=== Material provided ===

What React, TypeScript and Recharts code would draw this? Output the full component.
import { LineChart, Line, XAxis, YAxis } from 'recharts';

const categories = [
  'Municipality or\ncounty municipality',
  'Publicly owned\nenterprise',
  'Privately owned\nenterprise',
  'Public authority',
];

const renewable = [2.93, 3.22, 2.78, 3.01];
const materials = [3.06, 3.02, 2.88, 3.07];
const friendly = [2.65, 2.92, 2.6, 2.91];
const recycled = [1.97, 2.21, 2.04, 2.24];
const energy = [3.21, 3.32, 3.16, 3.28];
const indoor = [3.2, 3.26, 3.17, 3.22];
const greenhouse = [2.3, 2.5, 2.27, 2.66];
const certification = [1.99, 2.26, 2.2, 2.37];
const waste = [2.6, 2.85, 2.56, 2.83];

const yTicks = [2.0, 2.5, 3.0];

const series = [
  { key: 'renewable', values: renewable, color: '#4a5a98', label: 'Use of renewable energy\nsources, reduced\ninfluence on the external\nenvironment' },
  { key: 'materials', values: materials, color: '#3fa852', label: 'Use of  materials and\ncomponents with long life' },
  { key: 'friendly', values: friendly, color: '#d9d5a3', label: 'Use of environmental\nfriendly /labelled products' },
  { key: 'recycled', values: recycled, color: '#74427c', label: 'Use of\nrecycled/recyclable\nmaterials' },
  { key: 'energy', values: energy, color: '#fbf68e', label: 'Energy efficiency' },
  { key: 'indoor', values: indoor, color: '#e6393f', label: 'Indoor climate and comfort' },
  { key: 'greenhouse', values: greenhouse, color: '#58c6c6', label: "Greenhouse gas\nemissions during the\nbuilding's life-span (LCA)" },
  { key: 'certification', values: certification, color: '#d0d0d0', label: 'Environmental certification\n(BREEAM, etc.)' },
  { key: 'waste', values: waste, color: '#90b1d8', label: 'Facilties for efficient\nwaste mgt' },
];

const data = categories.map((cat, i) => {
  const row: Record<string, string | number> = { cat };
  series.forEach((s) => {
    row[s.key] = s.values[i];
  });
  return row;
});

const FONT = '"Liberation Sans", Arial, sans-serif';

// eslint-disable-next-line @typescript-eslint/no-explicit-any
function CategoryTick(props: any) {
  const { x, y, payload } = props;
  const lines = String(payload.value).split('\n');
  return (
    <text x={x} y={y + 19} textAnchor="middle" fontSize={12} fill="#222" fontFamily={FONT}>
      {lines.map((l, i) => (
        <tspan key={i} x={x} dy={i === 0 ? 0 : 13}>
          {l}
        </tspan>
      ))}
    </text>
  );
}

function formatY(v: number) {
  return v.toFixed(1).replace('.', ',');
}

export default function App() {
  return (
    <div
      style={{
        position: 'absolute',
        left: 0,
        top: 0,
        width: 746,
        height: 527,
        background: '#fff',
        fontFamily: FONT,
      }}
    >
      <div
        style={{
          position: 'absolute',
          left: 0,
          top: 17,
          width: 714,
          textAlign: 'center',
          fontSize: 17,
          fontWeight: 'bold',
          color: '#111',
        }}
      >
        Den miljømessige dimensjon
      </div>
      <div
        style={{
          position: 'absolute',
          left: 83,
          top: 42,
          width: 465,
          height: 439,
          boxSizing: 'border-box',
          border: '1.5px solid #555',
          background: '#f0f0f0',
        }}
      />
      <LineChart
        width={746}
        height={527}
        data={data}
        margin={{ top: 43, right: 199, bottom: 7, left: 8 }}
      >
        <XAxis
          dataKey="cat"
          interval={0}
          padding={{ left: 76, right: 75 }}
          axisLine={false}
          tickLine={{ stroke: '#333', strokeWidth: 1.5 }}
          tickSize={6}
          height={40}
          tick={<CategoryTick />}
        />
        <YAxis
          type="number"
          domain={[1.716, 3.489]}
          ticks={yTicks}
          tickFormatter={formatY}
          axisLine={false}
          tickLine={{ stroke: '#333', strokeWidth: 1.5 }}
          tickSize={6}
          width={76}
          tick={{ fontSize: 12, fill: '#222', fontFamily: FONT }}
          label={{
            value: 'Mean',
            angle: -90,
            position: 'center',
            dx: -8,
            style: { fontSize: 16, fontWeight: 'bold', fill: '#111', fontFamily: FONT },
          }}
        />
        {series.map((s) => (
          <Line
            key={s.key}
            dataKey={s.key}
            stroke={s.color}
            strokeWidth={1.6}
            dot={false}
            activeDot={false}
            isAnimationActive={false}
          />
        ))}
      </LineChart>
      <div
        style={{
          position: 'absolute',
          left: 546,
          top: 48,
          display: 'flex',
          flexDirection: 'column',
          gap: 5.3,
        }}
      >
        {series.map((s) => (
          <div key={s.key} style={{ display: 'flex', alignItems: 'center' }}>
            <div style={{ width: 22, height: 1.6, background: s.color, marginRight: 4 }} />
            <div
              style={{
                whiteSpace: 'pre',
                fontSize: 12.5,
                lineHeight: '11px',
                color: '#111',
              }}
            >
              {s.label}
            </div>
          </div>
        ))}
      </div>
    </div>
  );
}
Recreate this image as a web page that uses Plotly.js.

=== Stated task ===
Return the opening line of the data and every line after it through the line containing "const yTicks = [2.0, 2.5, 3.0];", please, exactly as written and with nothing added.

=== Finished answer ===
What React, TypeScript and Recharts code would draw this? Output the full component.
import { LineChart, Line, XAxis, YAxis } from 'recharts';

const categories = [
  'Municipality or\ncounty municipality',
  'Publicly owned\nenterprise',
  'Privately owned\nenterprise',
  'Public authority',
];

const renewable = [2.93, 3.22, 2.78, 3.01];
const materials = [3.06, 3.02, 2.88, 3.07];
const friendly = [2.65, 2.92, 2.6, 2.91];
const recycled = [1.97, 2.21, 2.04, 2.24];
const energy = [3.21, 3.32, 3.16, 3.28];
const indoor = [3.2, 3.26, 3.17, 3.22];
const greenhouse = [2.3, 2.5, 2.27, 2.66];
const certification = [1.99, 2.26, 2.2, 2.37];
const waste = [2.6, 2.85, 2.56, 2.83];

const yTicks = [2.0, 2.5, 3.0];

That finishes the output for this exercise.